Problem details.
Print only the lines from the top of the data through the line with "CartesianGrid, ReferenceLine, Legend", both included, skipping every picture.

Collected data.
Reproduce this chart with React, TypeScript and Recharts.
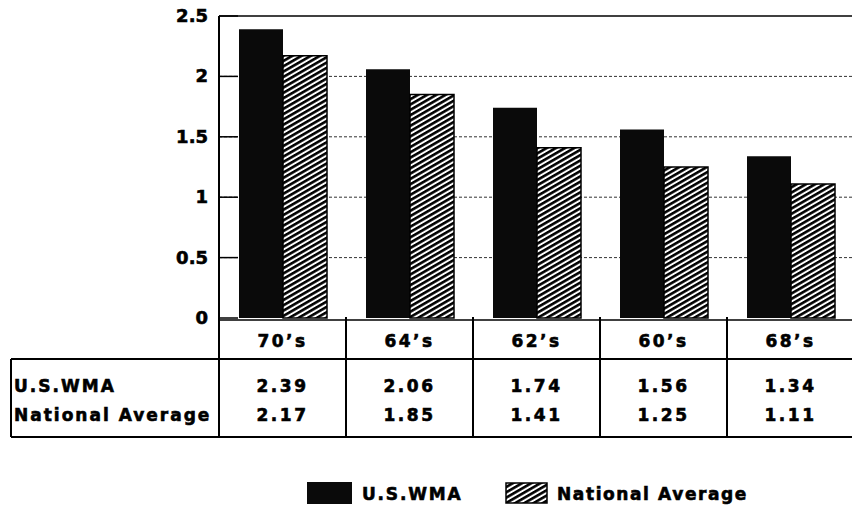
import React from "react";
import { BarChart, Bar, XAxis, YAxis, CartesianGrid, ReferenceLine, Legend } from "recharts";

const categories = ["70’s", "64’s", "62’s", "60’s", "68’s"];
const wmaValues = [2.39, 2.06, 1.74, 1.56, 1.34];
const natValues = [2.17, 1.85, 1.41, 1.25, 1.11];
const yTicks = [0, 0.5, 1, 1.5, 2, 2.5];
const gridValues = [0.5, 1, 1.5, 2];
const seriesNames = ["U.S.WMA", "National Average"];

const data = categories.map((c, i) => ({ cat: c, wma: wmaValues[i], nat: natValues[i] }));

const CHART_W = 860;
const CHART_H = 509;
const MARGIN = { top: 16, right: 6, left: 0, bottom: 0 };
const Y_AXIS_W = 219;
const FALLBACK_BAND = (CHART_W - MARGIN.right - MARGIN.left - Y_AXIS_W) / categories.length;
const FONT = "'DejaVu Sans', 'Liberation Sans', sans-serif";

const textStyle = {
  fontFamily: FONT,
  fontWeight: 700,
  fontSize: 17,
  fill: "#000",
  stroke: "#000",
  strokeWidth: 0.6,
};

const YTick = (props: any) => {
  const { x, y, payload } = props;
  return (
    <g>
      <line x1={x} x2={x + 19} y1={y} y2={y} stroke="#000" strokeWidth={1.5} />
      <text x={x - 11} y={y} dy={6} textAnchor="end" {...textStyle} fontSize={18}>
        {String(payload.value)}
      </text>
    </g>
  );
};

const XTick = (props: any) => {
  const { x, y, payload } = props;
  const index = props.index ?? payload.index ?? 0;
  const half = payload && payload.offset ? payload.offset : FALLBACK_BAND / 2;
  const left = x - half;
  const headerTop = y + 2;
  const tableTop = y + 41;
  const tableBottom = y + 119;
  return (
    <g>
      {index === 0 && (
        <g>
          <line x1={left} x2={900} y1={headerTop} y2={headerTop} stroke="#000" strokeWidth={1.5} />
          <line x1={11} x2={900} y1={tableTop} y2={tableTop} stroke="#000" strokeWidth={2} />
          <line x1={11} x2={900} y1={tableBottom} y2={tableBottom} stroke="#000" strokeWidth={2} />
          <line x1={11} x2={11} y1={tableTop} y2={tableBottom} stroke="#000" strokeWidth={2} />
          <text x={14} y={y + 74} textAnchor="start" {...textStyle} letterSpacing={2}>
            {seriesNames[0]}
          </text>
          <text x={14} y={y + 103} textAnchor="start" {...textStyle} letterSpacing={2}>
            {seriesNames[1]}
          </text>
        </g>
      )}
      <line x1={left} x2={left} y1={y - 1} y2={tableBottom} stroke="#000" strokeWidth={2} />
      <text x={x} y={y + 29} textAnchor="middle" {...textStyle} letterSpacing={2.5}>
        {payload.value}
      </text>
      <text x={x} y={y + 74} textAnchor="middle" {...textStyle} letterSpacing={2.5}>
        {wmaValues[index].toFixed(2)}
      </text>
      <text x={x} y={y + 103} textAnchor="middle" {...textStyle} letterSpacing={2.5}>
        {natValues[index].toFixed(2)}
      </text>
    </g>
  );
};

const LegendContent = (props: any) => {
  const payload = props.payload || [];
  const wmaItem = payload.find((p: any) => p.dataKey === "wma");
  const natItem = payload.find((p: any) => p.dataKey === "nat");
  return (
    <svg width={852} height={34} style={{ display: "block" }}>
      <defs>
        <pattern id="hatchL" patternUnits="userSpaceOnUse" width={8} height={4.6} patternTransform="rotate(-30)">
          <rect x={0} y={0} width={8} height={4.6} fill="#fff" />
          <rect x={0} y={0} width={8} height={2.6} fill="#000" />
        </pattern>
      </defs>
      <rect x={307} y={7} width={45} height={22} fill="#0a0a0a" />
      <text x={362} y={25} {...textStyle} letterSpacing={1.8}>
        {wmaItem ? wmaItem.value : seriesNames[0]}
      </text>
      <rect x={506} y={8} width={41} height={20} fill="url(#hatchL)" stroke="#000" strokeWidth={1.5} />
      <text x={557} y={25} {...textStyle} letterSpacing={1.6}>
        {natItem ? natItem.value : seriesNames[1]}
      </text>
    </svg>
  );
};

export default function App() {
  return (
    <div
      style={{
        position: "absolute",
        left: 0,
        top: 0,
        width: 852,
        height: 509,
        overflow: "hidden",
        background: "#fff",
      }}
    >
      <BarChart
        width={CHART_W}
        height={CHART_H}
        data={data}
        margin={MARGIN}
        barGap={0}
        barSize={44}
      >
        <defs>
          <pattern id="hatch" patternUnits="userSpaceOnUse" width={8} height={4.6} patternTransform="rotate(-30)">
            <rect x={0} y={0} width={8} height={4.6} fill="#fff" />
            <rect x={0} y={0} width={8} height={2.6} fill="#000" />
          </pattern>
        </defs>
        <CartesianGrid
          horizontal={true}
          vertical={false}
          horizontalValues={gridValues}
          stroke="#333"
          strokeDasharray="3 2"
        />
        <XAxis
          dataKey="cat"
          height={CHART_H - MARGIN.top - 302}
          axisLine={false}
          tickLine={false}
          tickSize={0}
          tickMargin={0}
          interval={0}
          tick={<XTick />}
        />
        <YAxis
          width={Y_AXIS_W}
          domain={[0, 2.5]}
          ticks={yTicks}
          interval={0}
          axisLine={{ stroke: "#000", strokeWidth: 2 }}
          tickLine={false}
          tickSize={0}
          tickMargin={0}
          tick={<YTick />}
        />
        <ReferenceLine y={2.5} stroke="#000" strokeWidth={1.5} />
        <Bar dataKey="wma" name={seriesNames[0]} fill="#0a0a0a" isAnimationActive={false} />
        <Bar
          dataKey="nat"
          name={seriesNames[1]}
          fill="url(#hatch)"
          stroke="#000"
          strokeWidth={1.5}
          isAnimationActive={false}
        />
        <Legend
          layout="horizontal"
          verticalAlign="middle"
          align="center"
          content={<LegendContent />}
          wrapperStyle={{ position: "absolute", left: 0, top: 475, width: 852, height: 34 }}
        />
      </BarChart>
    </div>
  );
}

Exercise output.
Reproduce this chart with React, TypeScript and Recharts.
import React from "react";
import { BarChart, Bar, XAxis, YAxis, CartesianGrid, ReferenceLine, Legend } from "recharts";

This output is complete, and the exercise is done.